(Records with drawing code)
-- BEGIN --
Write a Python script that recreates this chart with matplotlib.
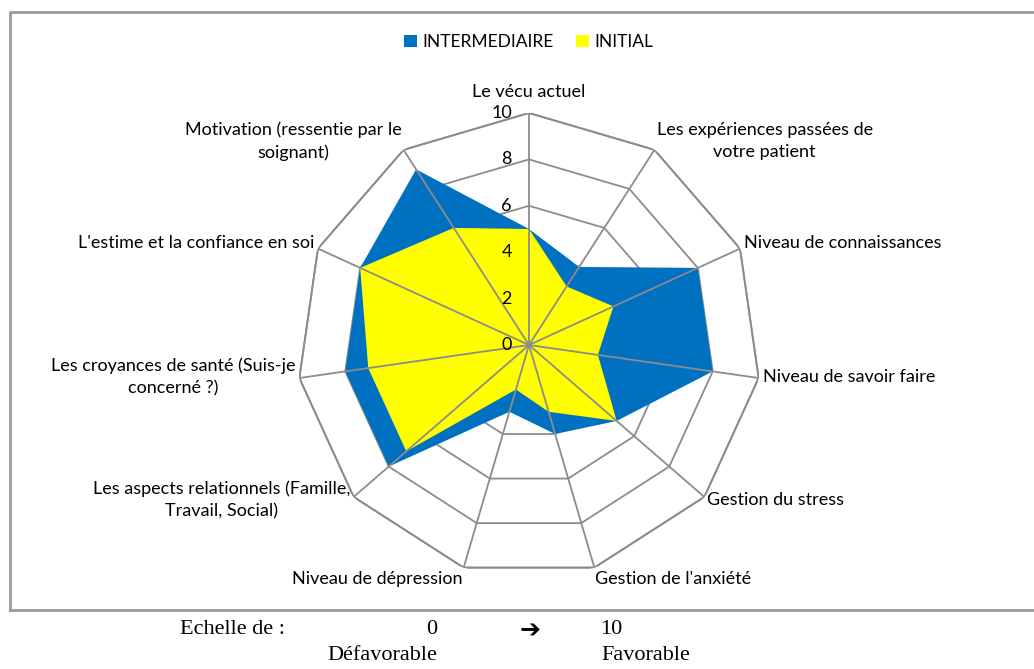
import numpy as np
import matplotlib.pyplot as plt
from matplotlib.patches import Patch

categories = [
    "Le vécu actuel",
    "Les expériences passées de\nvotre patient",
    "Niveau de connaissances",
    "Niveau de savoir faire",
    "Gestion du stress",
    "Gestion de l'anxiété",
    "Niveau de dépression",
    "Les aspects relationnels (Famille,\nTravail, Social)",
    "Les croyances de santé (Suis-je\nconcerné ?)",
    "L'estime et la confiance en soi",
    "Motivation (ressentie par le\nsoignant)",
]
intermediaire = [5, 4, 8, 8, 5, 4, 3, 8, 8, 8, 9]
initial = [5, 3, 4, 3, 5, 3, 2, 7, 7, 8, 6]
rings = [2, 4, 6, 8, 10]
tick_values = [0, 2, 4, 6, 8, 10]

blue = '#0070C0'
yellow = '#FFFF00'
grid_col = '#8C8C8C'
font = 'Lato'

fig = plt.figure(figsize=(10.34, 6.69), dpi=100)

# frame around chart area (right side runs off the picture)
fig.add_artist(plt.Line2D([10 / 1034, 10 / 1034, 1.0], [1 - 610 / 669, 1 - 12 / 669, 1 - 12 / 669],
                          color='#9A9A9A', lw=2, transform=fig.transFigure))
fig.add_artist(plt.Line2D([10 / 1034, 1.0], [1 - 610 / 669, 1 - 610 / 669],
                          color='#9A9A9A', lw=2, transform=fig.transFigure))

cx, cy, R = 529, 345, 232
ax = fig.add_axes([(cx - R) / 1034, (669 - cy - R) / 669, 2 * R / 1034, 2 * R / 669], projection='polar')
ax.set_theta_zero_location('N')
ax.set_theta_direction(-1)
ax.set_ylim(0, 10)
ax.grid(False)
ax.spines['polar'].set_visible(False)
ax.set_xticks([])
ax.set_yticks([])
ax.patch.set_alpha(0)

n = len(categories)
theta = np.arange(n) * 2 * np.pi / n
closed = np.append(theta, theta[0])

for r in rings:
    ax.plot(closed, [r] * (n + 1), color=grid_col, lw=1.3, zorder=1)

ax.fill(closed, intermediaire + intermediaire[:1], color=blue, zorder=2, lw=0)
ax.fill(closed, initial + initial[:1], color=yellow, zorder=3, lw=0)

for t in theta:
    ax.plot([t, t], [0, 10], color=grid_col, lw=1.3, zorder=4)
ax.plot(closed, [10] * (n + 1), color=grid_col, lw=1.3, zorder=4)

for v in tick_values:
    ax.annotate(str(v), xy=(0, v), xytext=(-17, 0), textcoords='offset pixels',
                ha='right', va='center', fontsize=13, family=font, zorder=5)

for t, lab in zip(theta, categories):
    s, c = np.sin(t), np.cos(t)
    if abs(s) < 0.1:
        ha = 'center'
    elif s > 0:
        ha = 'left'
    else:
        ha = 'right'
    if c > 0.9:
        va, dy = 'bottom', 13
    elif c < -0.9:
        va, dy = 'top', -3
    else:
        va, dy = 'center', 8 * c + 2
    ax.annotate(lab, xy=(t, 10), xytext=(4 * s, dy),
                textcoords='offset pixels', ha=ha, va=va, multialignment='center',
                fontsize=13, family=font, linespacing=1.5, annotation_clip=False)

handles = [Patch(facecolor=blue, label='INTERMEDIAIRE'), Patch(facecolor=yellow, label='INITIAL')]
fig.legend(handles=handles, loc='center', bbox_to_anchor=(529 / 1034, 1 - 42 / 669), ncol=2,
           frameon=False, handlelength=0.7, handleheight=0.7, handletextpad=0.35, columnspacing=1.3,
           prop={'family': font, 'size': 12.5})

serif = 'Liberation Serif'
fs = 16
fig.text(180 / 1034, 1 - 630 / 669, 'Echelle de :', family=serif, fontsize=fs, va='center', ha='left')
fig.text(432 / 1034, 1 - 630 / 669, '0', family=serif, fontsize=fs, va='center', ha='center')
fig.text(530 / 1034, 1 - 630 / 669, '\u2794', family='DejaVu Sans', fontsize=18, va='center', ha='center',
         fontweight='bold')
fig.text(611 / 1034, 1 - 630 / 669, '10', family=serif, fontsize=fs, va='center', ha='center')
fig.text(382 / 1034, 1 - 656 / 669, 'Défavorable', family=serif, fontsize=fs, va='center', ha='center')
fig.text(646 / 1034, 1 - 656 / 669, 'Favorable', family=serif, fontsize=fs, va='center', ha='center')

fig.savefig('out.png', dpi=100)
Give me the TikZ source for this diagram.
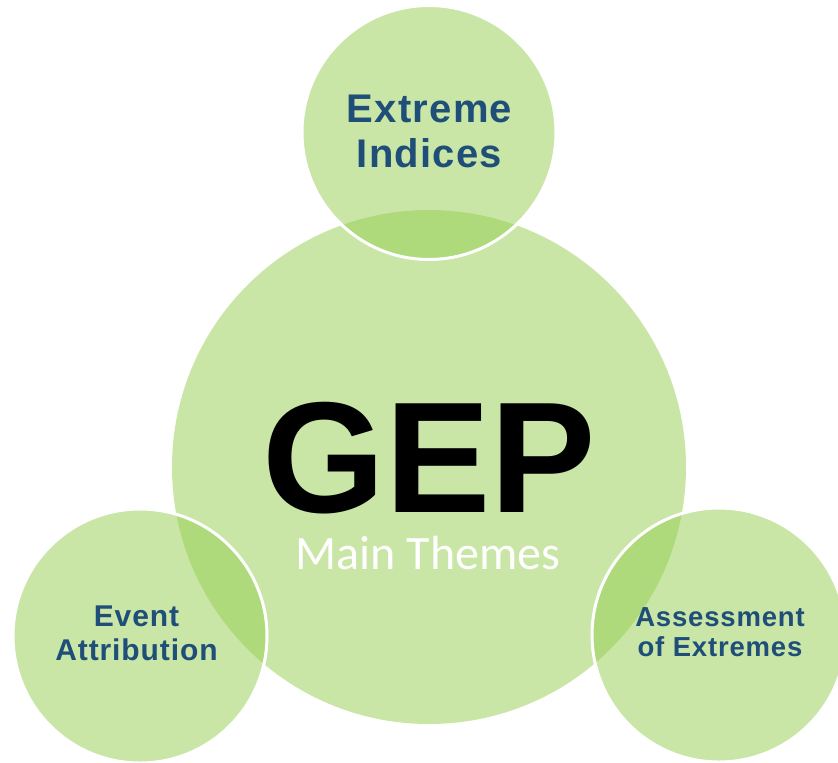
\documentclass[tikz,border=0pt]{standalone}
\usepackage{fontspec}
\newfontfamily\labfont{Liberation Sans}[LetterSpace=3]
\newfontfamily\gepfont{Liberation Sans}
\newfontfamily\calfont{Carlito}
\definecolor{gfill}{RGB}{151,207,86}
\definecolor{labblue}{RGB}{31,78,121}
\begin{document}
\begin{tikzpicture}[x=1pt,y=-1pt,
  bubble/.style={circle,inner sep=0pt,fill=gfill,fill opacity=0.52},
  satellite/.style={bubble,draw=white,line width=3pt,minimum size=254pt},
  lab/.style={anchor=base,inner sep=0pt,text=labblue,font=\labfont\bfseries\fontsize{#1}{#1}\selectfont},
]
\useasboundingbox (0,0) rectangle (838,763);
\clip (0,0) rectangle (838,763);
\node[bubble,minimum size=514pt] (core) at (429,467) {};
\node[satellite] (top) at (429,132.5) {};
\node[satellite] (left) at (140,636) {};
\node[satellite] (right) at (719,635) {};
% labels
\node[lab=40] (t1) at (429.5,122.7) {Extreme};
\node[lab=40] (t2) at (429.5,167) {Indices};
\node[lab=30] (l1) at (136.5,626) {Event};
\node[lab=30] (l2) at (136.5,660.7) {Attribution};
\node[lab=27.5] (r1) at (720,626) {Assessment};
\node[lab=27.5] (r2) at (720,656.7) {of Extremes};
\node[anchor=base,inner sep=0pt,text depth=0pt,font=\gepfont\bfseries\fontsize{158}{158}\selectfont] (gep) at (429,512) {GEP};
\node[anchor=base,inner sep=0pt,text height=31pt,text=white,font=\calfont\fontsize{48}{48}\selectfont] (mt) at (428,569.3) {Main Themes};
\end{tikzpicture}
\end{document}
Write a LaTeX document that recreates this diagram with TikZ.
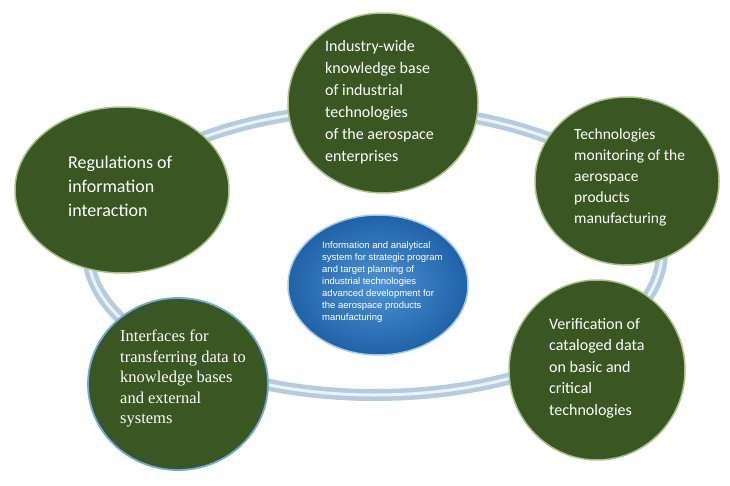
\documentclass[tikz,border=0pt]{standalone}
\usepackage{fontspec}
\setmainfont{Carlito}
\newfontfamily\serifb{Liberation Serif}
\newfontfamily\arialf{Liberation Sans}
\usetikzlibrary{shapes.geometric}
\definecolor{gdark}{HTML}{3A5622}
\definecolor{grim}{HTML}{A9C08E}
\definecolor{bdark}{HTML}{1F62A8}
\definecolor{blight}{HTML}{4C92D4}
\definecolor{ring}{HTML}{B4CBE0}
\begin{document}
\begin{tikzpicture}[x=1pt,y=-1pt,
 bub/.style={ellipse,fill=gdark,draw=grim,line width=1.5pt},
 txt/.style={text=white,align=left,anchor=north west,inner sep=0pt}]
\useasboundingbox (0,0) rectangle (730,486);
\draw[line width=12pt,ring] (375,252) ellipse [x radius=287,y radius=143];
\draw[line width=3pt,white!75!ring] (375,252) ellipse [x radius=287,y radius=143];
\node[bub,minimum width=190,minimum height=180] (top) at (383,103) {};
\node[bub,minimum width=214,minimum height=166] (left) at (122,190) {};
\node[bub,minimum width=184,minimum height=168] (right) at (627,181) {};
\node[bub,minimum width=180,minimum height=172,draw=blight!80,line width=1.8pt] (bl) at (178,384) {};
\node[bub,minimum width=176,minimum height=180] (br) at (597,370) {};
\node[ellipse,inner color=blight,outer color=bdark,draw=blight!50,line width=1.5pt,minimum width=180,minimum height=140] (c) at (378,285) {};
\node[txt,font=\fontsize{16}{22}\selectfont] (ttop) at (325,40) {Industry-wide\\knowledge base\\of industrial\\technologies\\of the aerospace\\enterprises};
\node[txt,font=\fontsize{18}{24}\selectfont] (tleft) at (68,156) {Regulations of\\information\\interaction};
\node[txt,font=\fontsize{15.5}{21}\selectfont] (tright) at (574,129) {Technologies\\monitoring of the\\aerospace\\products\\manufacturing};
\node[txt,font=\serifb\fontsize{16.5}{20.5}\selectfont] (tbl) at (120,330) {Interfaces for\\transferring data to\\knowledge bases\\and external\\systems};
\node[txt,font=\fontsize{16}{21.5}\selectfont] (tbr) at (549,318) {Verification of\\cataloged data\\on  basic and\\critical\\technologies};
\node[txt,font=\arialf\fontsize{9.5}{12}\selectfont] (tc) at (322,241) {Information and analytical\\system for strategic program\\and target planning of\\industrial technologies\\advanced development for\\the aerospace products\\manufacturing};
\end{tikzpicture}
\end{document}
-- END --
Direction: Start at the first line of the records and write out everything up to and including the line containing "fig = plt.figure(figsize=(10.34, 6.69), dpi=100)". No pictures.

Full solution:
Write a Python script that recreates this chart with matplotlib.
import numpy as np
import matplotlib.pyplot as plt
from matplotlib.patches import Patch

categories = [
    "Le vécu actuel",
    "Les expériences passées de\nvotre patient",
    "Niveau de connaissances",
    "Niveau de savoir faire",
    "Gestion du stress",
    "Gestion de l'anxiété",
    "Niveau de dépression",
    "Les aspects relationnels (Famille,\nTravail, Social)",
    "Les croyances de santé (Suis-je\nconcerné ?)",
    "L'estime et la confiance en soi",
    "Motivation (ressentie par le\nsoignant)",
]
intermediaire = [5, 4, 8, 8, 5, 4, 3, 8, 8, 8, 9]
initial = [5, 3, 4, 3, 5, 3, 2, 7, 7, 8, 6]
rings = [2, 4, 6, 8, 10]
tick_values = [0, 2, 4, 6, 8, 10]

blue = '#0070C0'
yellow = '#FFFF00'
grid_col = '#8C8C8C'
font = 'Lato'

fig = plt.figure(figsize=(10.34, 6.69), dpi=100)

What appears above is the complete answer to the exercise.